When written by Japanese scholars of Chinese subjects, e.g. Confucian scholars or Zen monks, ''kanbun'' can sometimes include turns of phrase and individual characters more typically Chinese, which are not more widely used in Japanese. However, the reverse is also true, as Japanese often wrote in a form closely emulating Classical Chinese, but incorporating particular characters and turns of phrase original to Japan, which would be unfamiliar to a Chinese reader.
==Types of Kanbun==
*''Hakubun'' (白文, lit. "white writing") - Classical Chinese, or Japanese emulations of it, with minimal or no ''kana''. The defining feature of ''hakubun'' is the absence of any ''kundoku'' marks or other reading aids. ''Hakubun'' is written in a Chinese word order, and must be read either in Chinese, or by mentally rearranging the word order and interpreting the unwritten particles, conjugations, and so forth in order to read this Chinese-like form as Japanese.
*''Kundoku bun'' (訓読文), also ''kanbun kundoku'' - ''Hakubun'' with marks placed alongside the characters, in order to help the reader convert the Chinese-like form into something readable as Japanese. These marks chiefly include the ''re-ten'' (レ), placed between two characters to indicate they should be read in reverse order. For example, 「不可」 can be read as a compound, ''fuka'', or, with a ''re-ten'', one would read the second character (可, ''beki''), and then the previous character, as ''bekarazu''. The other most common ''kundokuten'' (''kundoku'' marks) are numbers (一、二、三) and the characters for upper and lower (上、下), which are used to indicate that an entire phrase (marked 一, one, or 上, upper) should be read before going back to return to a phrase marked ニ (two) or 下 (lower). This occurs because Chinese grammar employs a very different word order, and sentence structure, from Japanese.
*''Kakikudashi bun'' (書き下し文) - roughly meaning "written down," in the sense of being lowered down or broken apart to a simpler level, ''kakikudashi bun'' are ''kanbun'' (''hakubun'' or ''kundoku bun'') texts that have been rewritten to resemble regular Japanese grammar and sentence structure, at least to some extent. These texts have the characters rearranged to follow Japanese (rather than Chinese) word order, and have the ''kana'' inserted. Thus, a phrase like 「相触無滞可出之」, which in ''kundokutai'' (''kundoku'' form) would be just as is, but with a few ''re-ten'' and ones and twos set between the characters, would in ''kakikudashi'' be rearranged to read something like 「相触れ滞り無くこれ出すべき」 (''ai fure todokoori naku kore dasu beki''), meaning roughly "the shogunal proclamation (''fure'') should (''beki'') be sent out (''dasu'') without delay (''todokoori naku'').

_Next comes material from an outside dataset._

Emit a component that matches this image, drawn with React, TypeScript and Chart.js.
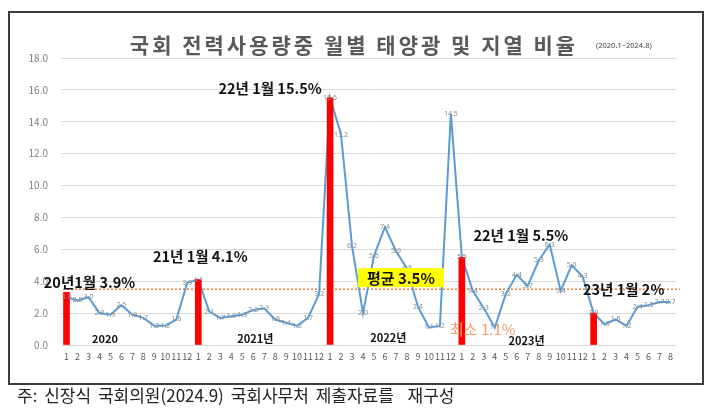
import React, { useEffect, useRef } from "react";
import { Chart, registerables } from "chart.js";

Chart.register(...registerables);

// ---- data ----
const months2020 = ["1", "2", "3", "4", "5", "6", "7", "8", "9", "10", "11", "12"];
const months2021 = ["1", "2", "3", "4", "5", "6", "7", "8", "9", "10", "11", "12"];
const months2022 = ["1", "2", "3", "4", "5", "6", "7", "8", "9", "10", "11", "12"];
const months2023 = ["1", "2", "3", "4", "5", "6", "7", "8", "9", "10", "11", "12"];
const months2024 = ["1", "2", "3", "4", "5", "6", "7", "8"];

const ratio2020 = [3.0, 2.8, 3.0, 2.0, 1.9, 2.5, 1.9, 1.7, 1.2, 1.2, 1.6, 3.9];
const ratio2021 = [4.1, 2.1, 1.7, 1.8, 1.9, 2.2, 2.3, 1.6, 1.4, 1.2, 1.7, 3.2];
const ratio2022 = [15.5, 13.2, 6.2, 2.0, 5.6, 7.4, 5.9, 4.8, 2.4, 1.1, 1.2, 14.5];
const ratio2023 = [5.5, 3.4, 2.3, 1.1, 3.2, 4.4, 3.7, 5.3, 6.3, 3.4, 5.0, 4.3];
const ratio2024 = [2.0, 1.3, 1.6, 1.2, 2.4, 2.5, 2.7, 2.7];

// January highlight bars (2020.1, 2021.1, 2022.1, 2023.1, 2024.1)
const janBarValues = [3.3, 4.1, 15.5, 5.5, 2.0];
const averageRatio = 3.5;

const yTicksMax = 18;
const yTicksStep = 2;

const title = "국회 전력사용량중 월별 태양광 및 지열 비율";
const subTitle = "(2020.1~2024.8)";
const footnote = "주: 신장식 국회의원(2024.9) 국회사무처 제출자료를  재구성";

const monthLabels = [...months2020, ...months2021, ...months2022, ...months2023, ...months2024];
const ratios = [...ratio2020, ...ratio2021, ...ratio2022, ...ratio2023, ...ratio2024];
const janBars: (number | null)[] = monthLabels.map(() => null);
janBarValues.forEach((v, k) => {
  janBars[k * 12] = v;
});

const annFont = "bold 14.5px 'Noto Sans CJK KR'";
const yearFont = "bold 11px 'Noto Sans CJK KR'";
// annotation placement (anchor category index, value level, pixel nudge)
const annotations = [
  { text: "20년1월 3.9%", idx: 0, level: 3.9, dx: 23, font: annFont, color: "#111" },
  { text: "21년 1월 4.1%", idx: 12, level: 5.55, dx: 2, font: annFont, color: "#111" },
  { text: "22년 1월 15.5%", idx: 24, level: 16.1, dx: -60, font: annFont, color: "#111" },
  { text: "22년 1월 5.5%", idx: 36, level: 6.85, dx: 59, font: annFont, color: "#111" },
  { text: "23년 1월 2%", idx: 48, level: 3.5, dx: 30, font: annFont, color: "#111" },
  { text: "최소 1.1%", idx: 39, level: 1.0, dx: -12, font: "15px 'Noto Sans CJK KR'", color: "#F19E6A" },
  { text: "2020", idx: 3.5, level: 0.38, dx: 0, font: yearFont, color: "#111" },
  { text: "2021년", idx: 17.2, level: 0.38, dx: 0, font: yearFont, color: "#111" },
  { text: "2022년", idx: 29.3, level: 0.44, dx: 0, font: yearFont, color: "#111" },
  { text: "2023년", idx: 41.9, level: 0.25, dx: 0, font: yearFont, color: "#111" },
];

function xPix(chart: any, idx: number) {
  const xs = chart.scales.x;
  const lo = Math.floor(idx);
  const hi = Math.min(lo + 1, monthLabels.length - 1);
  const a = xs.getPixelForValue(lo);
  const b = xs.getPixelForValue(hi);
  return a + (b - a) * (idx - lo);
}

const overlayPlugin = {
  id: "overlay",
  beforeDatasetsDraw(chart: any) {
    const { ctx, chartArea } = chart;
    const y = chart.scales.y.getPixelForValue(averageRatio);
    ctx.save();
    ctx.strokeStyle = "#ED7D31";
    ctx.lineWidth = 1.5;
    ctx.setLineDash([2, 2]);
    ctx.beginPath();
    ctx.moveTo(chartArea.left + 2, y);
    ctx.lineTo(chartArea.right + 4, y);
    ctx.stroke();
    ctx.restore();
  },
  afterDatasetsDraw(chart: any) {
    const { ctx } = chart;
    const meta = chart.getDatasetMeta(1);
    ctx.save();
    ctx.font = "7px 'Noto Sans'";
    ctx.fillStyle = "#8a8a8a";
    ctx.textAlign = "center";
    ctx.textBaseline = "middle";
    meta.data.forEach((pt: any, i: number) => {
      ctx.fillText(ratios[i].toFixed(1), pt.x, pt.y);
    });

    const ys = chart.scales.y;
    const avgY = ys.getPixelForValue(averageRatio);
    const boxCx = xPix(chart, 30.45);
    const bw = 86;
    const bh = 19;
    ctx.fillStyle = "#FFFF00";
    ctx.fillRect(boxCx - bw / 2, avgY - 2 - bh, bw, bh);
    ctx.fillStyle = "#111";
    ctx.font = "bold 15px 'Noto Sans CJK KR'";
    ctx.fillText("평균 " + averageRatio.toFixed(1) + "%", boxCx, avgY - 2 - bh / 2 + 1);

    annotations.forEach((a) => {
      ctx.font = a.font;
      ctx.fillStyle = a.color;
      ctx.textAlign = "center";
      ctx.textBaseline = "middle";
      ctx.fillText(a.text, xPix(chart, a.idx) + a.dx, ys.getPixelForValue(a.level));
    });

    ctx.fillStyle = "#595959";
    ctx.font = "bold 21px 'Noto Sans CJK KR'";
    (ctx as any).letterSpacing = "3px";
    ctx.textAlign = "center";
    ctx.fillText(title, 354, 45);
    (ctx as any).letterSpacing = "0px";
    ctx.fillStyle = "#404040";
    ctx.font = "7.5px 'Noto Sans'";
    ctx.textAlign = "left";
    ctx.fillText(subTitle, 596, 46);
    ctx.restore();
  },
};

export default function App() {
  const ref = useRef<HTMLCanvasElement>(null);

  useEffect(() => {
    const canvas = ref.current;
    if (!canvas) return;
    Chart.defaults.font.family = "'Noto Sans CJK KR', 'Noto Sans', sans-serif";
    const chart = new Chart(canvas, {
      type: "bar",
      data: {
        labels: monthLabels,
        datasets: [
          {
            type: "bar",
            data: janBars as any,
            backgroundColor: "#FF0000",
            barThickness: 6,
            order: 0,
          },
          {
            type: "line",
            data: ratios,
            borderColor: "#5B9BD5",
            borderWidth: 2,
            pointRadius: 0,
            tension: 0,
            order: 1,
          } as any,
        ],
      },
      options: {
        responsive: false,
        animation: false,
        layout: { padding: { top: 58, left: 0, right: 34, bottom: 45 } },
        plugins: { legend: { display: false }, tooltip: { enabled: false } },
        scales: {
          x: {
            offset: true,
            grid: { display: false, drawTicks: false },
            border: { display: false },
            ticks: {
              autoSkip: false,
              maxRotation: 0,
              minRotation: 0,
              padding: 6,
              color: "#595959",
              font: { size: 9 },
            },
            afterFit: (s: any) => {
              s.height = 22;
            },
          },
          y: {
            min: 0,
            max: yTicksMax,
            grid: { color: "#d9d9d9", drawTicks: false },
            border: { display: false },
            ticks: {
              stepSize: yTicksStep,
              padding: 13,
              color: "#7f7f7f",
              font: { size: 10 },
              callback: (v: any) => Number(v).toFixed(1),
            },
            afterFit: (s: any) => {
              s.width = 61;
            },
          },
        },
      },
      plugins: [overlayPlugin],
    });
    return () => chart.destroy();
  }, []);

  return (
    <div style={{ position: "fixed", left: 0, top: 0, width: 710, height: 412, background: "#fff" }}>
      <div
        style={{
          position: "absolute",
          left: 8,
          top: 11,
          width: 696,
          height: 374,
          boxSizing: "border-box",
          border: "2px solid #3c3c3c",
        }}
      />
      <canvas
        ref={ref}
        width={710}
        height={412}
        style={{ position: "absolute", left: 0, top: 0, width: 710, height: 412 }}
      />
      <div
        style={{
          position: "absolute",
          left: 17,
          top: 385,
          fontFamily: "'Noto Sans CJK KR', sans-serif",
          fontSize: 17,
          lineHeight: "20px",
          color: "#222",
          whiteSpace: "pre",
          wordSpacing: 3,
        }}
      >
        {footnote}
      </div>
    </div>
  );
}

*''Sôrôbun'' (候文) - one of the most prominent forms of ''hentai kanbun'' in the [[Edo period]], ''sôrôbun'' is a form which uses both ''kanbun'' word order and ''kana'' extensively. Distinctively Japanese, it would not be easily legible to a Chinese reader, unlike other forms of ''kanbun'' which use ''kanji'' more exclusively. ''Sôrôbun'' relies extensively on particular set phrases, and ends a great many of its clauses and sentences in the copula verb ''sôrô'' (候). Though often called an "epistolary style," this is misleading as ''sôrôbun'' was used quite extensively in the Edo period, both for letters, petitions, and other communications, and also for a wide variety of records and other sorts of official documents.
==History==
The earliest object with written characters on it to be uncovered in Japan dates all the way back to [[57]] CE. This is a golden seal granted to the Japanese state of [[Na]] by [[Emperor Guangwu of Han|Emperor Guangwu]] of the [[Han Dynasty]]. However, writing is not believed to have been truly adopted by Japanese elites in any significant way until the 5th century CE, and it was only beginning in the 7th century that materials began to be read and written more widely by the capital elites, including Buddhist and Confucian texts, and other Chinese materials. It was around this time that ''kundoku'' forms first began to emerge.